The crowd at the memorial couldn’t have been more peaceful, and the emotionally rich environment was one of the best experiences I could have asked for. One particularly memorable moment came during a performance by Intii Ilimani, as people started chanting along with the band while raising their fists during the words “el pueblo unido jamás será vencido”. Which also happens to be the name of the song too! Translated: “The people united will never be defeated”, is a pretty powerful statement by itself.
Another emotionally charged part of the night came while entering the stadium. Inside is a permanent memorial to the 40,000 imprisoned, with thousands being tortured, and potentially massacred there. It was in these places, where such atrocities took place, that sent me into waves of sadness and happiness for the Chilean people. Chile has come a long way since then. Today, Chile is likely the most developed country in all of South America, and their ability to embrace their past is incredibly moving.

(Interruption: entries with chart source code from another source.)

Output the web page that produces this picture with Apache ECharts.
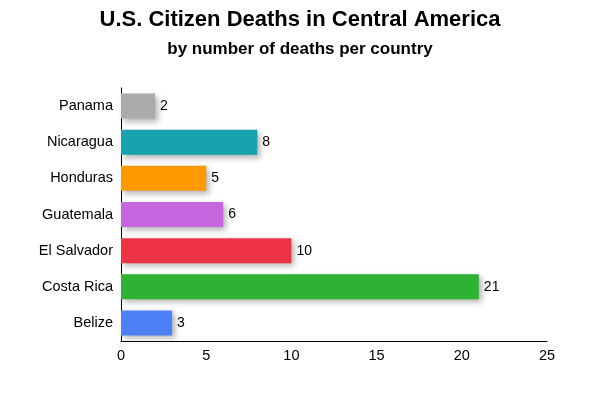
<!DOCTYPE html>
<html><head><meta charset="utf-8">
<script src="https://cdn.jsdelivr.net/npm/echarts@6/dist/echarts.min.js"></script>
<style>html,body{margin:0;padding:0;background:#fff}#c{width:600px;height:400px}</style>
</head><body><div id="c"></div>
<script>
const categories = ["Belize","Costa Rica","El Salvador","Guatemala","Honduras","Nicaragua","Panama"];
const deaths = [3,21,10,6,5,8,2];
const colors = ["#4d7ff5","#2db234","#ee3344","#c466dd","#ff9900","#17a2ae","#aaaaaa"];
const xTicks = [0,5,10,15,20,25];

const FONT = 'Liberation Sans, Arial, Helvetica';
const chart = echarts.init(document.getElementById('c'));
chart.setOption({
  backgroundColor:'#fff',
  animation:false,
  title:{
    text:'U.S. Citizen Deaths in Central America',
    subtext:'by number of deaths per country',
    left:'center', top:4, itemGap:10,
    textStyle:{fontFamily:FONT,fontWeight:'bold',fontSize:22,color:'#000'},
    subtextStyle:{fontFamily:FONT,fontWeight:'bold',fontSize:17,color:'#000'}
  },
  grid:{left:121,right:53,top:88,bottom:59},
  xAxis:{type:'value',min:xTicks[0],max:xTicks[xTicks.length-1],interval:5,
    axisLine:{show:true,lineStyle:{color:'#000',width:1}},
    axisTick:{show:false},splitLine:{show:false},
    axisLabel:{color:'#000',fontSize:14.5,fontFamily:FONT,margin:7}},
  yAxis:{type:'category',data:categories,
    axisLine:{show:true,lineStyle:{color:'#000',width:1}},
    axisTick:{show:false},
    axisLabel:{color:'#000',fontSize:14.5,fontFamily:FONT,margin:8}},
  series:[{type:'bar',barWidth:25,
    data:deaths.map((v,i)=>({value:v,itemStyle:{color:colors[i]}})),
    itemStyle:{shadowColor:'rgba(0,0,0,0.3)',shadowBlur:6,shadowOffsetX:3,shadowOffsetY:3},
    label:{show:true,position:'right',distance:5,color:'#000',fontSize:14,fontFamily:FONT}
  }]
});
</script></body></html>
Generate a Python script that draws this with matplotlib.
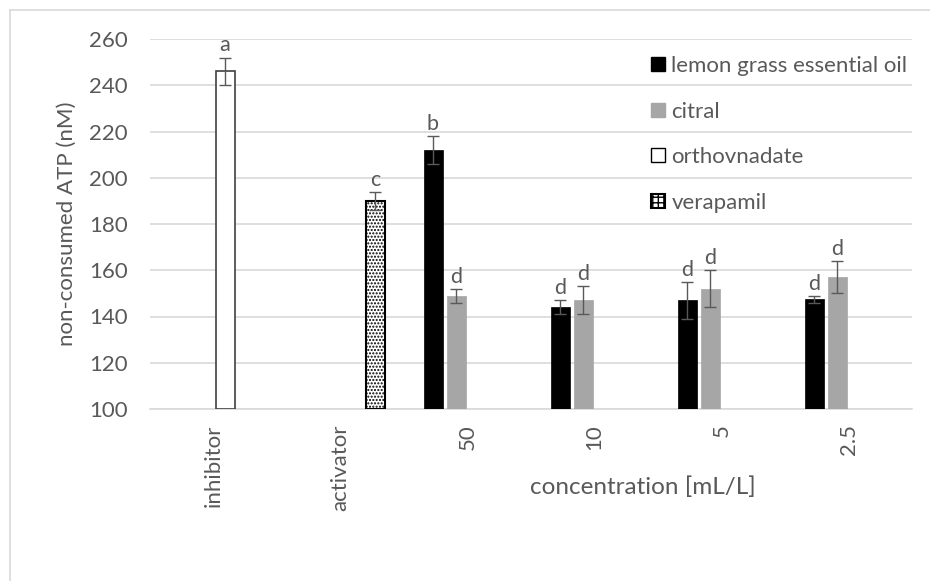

As party aficionado “fiestero”, I can tell you the Chileans know how to have a good time. They love dancing, drinking, and celebrating as much as anyone. Additionally, Chileans don’t have any taboos surrounding public displays of affection, which can be truly eye opening, even for a Tarzan like me. Chilean independence day celebrations are on of the best examples of how they celebrate, as parks around the city host fondas with music and plenty of booze--and they take place over several days! They also have military parades across the city with one at Parque O’Higgins on the last day filled with patriotic displays, air force flyovers, and marching in the traditional Prussian style. Surprisingly, the fondas are a very communal place with crowds of neighbors, friends, family, and anyone else looking to celebrate with them.
The booze and food at Parque O’Higgins was awesome! My new buddy Nick and I started off with a few Terremotos (Spanish for earthquake). Terremotos, as the name suggests, can really cause some damage. Traditionally consisting of white wine, grenadine, and pineapple ice cream, they give you a sugar rush while your inhibitions melt away. At Parque O’Higgins, they were being made with a cheap sweet wine called Pepeño and cheap vodka… a fantastic way to imbibe in my opinion.
After three Terremotos and huge stick of barbequed pork for a snack, we realized just how drunk we really were. Our metro ride home confirmed our drunkenness when we missed our connection by two stops. We followed up the festivities with a double date with some locals at a swanky bar near Bellavista (the touristic party neighborhood of Santiago). There was no better way to spend a day in such a wonderful country!
While I initially came to Chile to finish the winter season on my snowboard, my snow dances seemingly failed and I only got a few days of riding in. Without snowboarding, I had plenty of time to learn more about the culture and dificulty in learning Spanish here. Chileans talk super fast and have a lot of slang specific to their country--making it one of the most difficult places to learn Spanish in South America. However, after a month filled with learning and exploring, I decided Santiago is the perfect place to spend more time to learn Spanish. The people here have much to offer a Tarzan like me, and I feel I have only scratched the surface of what it means to be Chilean... Let the learning begin!